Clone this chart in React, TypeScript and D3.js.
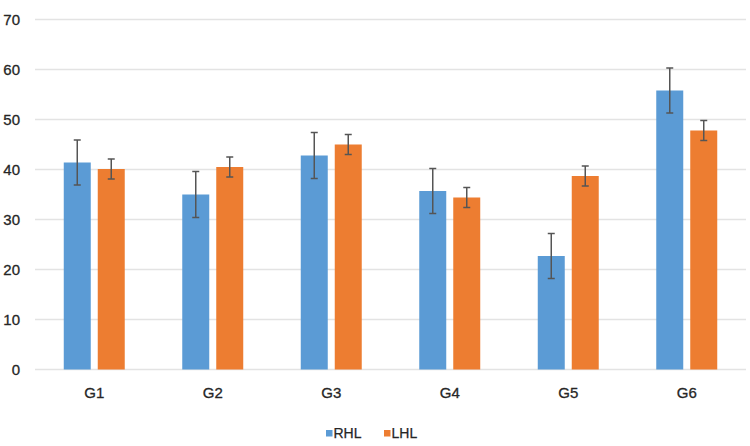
import React from "react";
import * as d3 from "d3";

const categories = ["G1", "G2", "G3", "G4", "G5", "G6"];
const seriesNames = ["RHL", "LHL"];
const rhlValues = [41.4, 35.0, 42.8, 35.7, 22.7, 55.8];
const rhlErrors = [4.5, 4.6, 4.6, 4.5, 4.5, 4.5];
const lhlValues = [40.1, 40.5, 45.0, 34.4, 38.7, 47.8];
const lhlErrors = [2.0, 2.0, 2.0, 2.0, 2.0, 2.0];
const yTicks = [0, 10, 20, 30, 40, 50, 60, 70];
const colors = ["#5b9bd5", "#ed7d31"];

const W = 750;
const H = 446;
const margin = { left: 35, right: 4, top: 19.5, bottom: 76.5 };
const FONT = "'Liberation Sans', Arial, Helvetica, sans-serif";

export default function App() {
  const x = d3
    .scaleBand<string>()
    .domain(categories)
    .range([margin.left, W - margin.right])
    .paddingInner(0)
    .paddingOuter(0);
  const inner = d3
    .scaleBand<string>()
    .domain(seriesNames)
    .range([0, x.bandwidth()])
    .paddingInner(0.206)
    .paddingOuter(0.846);
  const y = d3.scaleLinear().domain([0, 70]).range([H - margin.bottom, margin.top]);

  const series = [
    { name: seriesNames[0], values: rhlValues, errors: rhlErrors, color: colors[0] },
    { name: seriesNames[1], values: lhlValues, errors: lhlErrors, color: colors[1] },
  ];

  return (
    <svg
      width={W}
      height={H}
      style={{ position: "absolute", left: 0, top: 0, background: "#fff" }}
      fontFamily={FONT}
    >
      {yTicks.map((t) => (
        <g key={t}>
          <line
            x1={margin.left}
            x2={W - margin.right}
            y1={y(t)}
            y2={y(t)}
            stroke="#e3e3e3"
            strokeWidth={1.5}
          />
          <text
            x={20}
            y={y(t)}
            dy="0.35em"
            textAnchor="end"
            fontSize={15}
            fill="#262626"
            stroke="#262626"
            strokeWidth={0.3}
          >
            {t}
          </text>
        </g>
      ))}
      {categories.map((c, i) => (
        <g key={c}>
          {series.map((s) => {
            const bx = (x(c) as number) + (inner(s.name) as number);
            const bw = inner.bandwidth();
            const cx = bx + bw / 2;
            const v = s.values[i];
            const e = s.errors[i];
            return (
              <g key={s.name}>
                <rect x={bx} y={y(v)} width={bw} height={y(0) - y(v)} fill={s.color} />
                <line x1={cx} x2={cx} y1={y(v + e)} y2={y(v - e)} stroke="#555" strokeWidth={1.5} />
                <line x1={cx - 3.5} x2={cx + 3.5} y1={y(v + e)} y2={y(v + e)} stroke="#555" strokeWidth={1.5} />
                <line x1={cx - 3.5} x2={cx + 3.5} y1={y(v - e)} y2={y(v - e)} stroke="#555" strokeWidth={1.5} />
              </g>
            );
          })}
          <text
            x={(x(c) as number) + x.bandwidth() / 2}
            y={393}
            dy="0.35em"
            textAnchor="middle"
            fontSize={15}
            fill="#262626"
            stroke="#262626"
            strokeWidth={0.3}
          >
            {c}
          </text>
        </g>
      ))}
      {series.map((s, i) => {
        const lx = 326 + i * 58;
        return (
          <g key={s.name}>
            <rect x={lx} y={430} width={6.5} height={6.5} fill={s.color} />
            <text
              x={lx + 7.5}
              y={433.5}
              dy="0.35em"
              fontSize={14}
              fill="#262626"
              stroke="#262626"
              strokeWidth={0.25}
            >
              {s.name}
            </text>
          </g>
        );
      })}
    </svg>
  );
}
|---|
Scan the data for the word "React" and copy every line where it shows up.

Clone this chart in React, TypeScript and D3.js.
import React from "react";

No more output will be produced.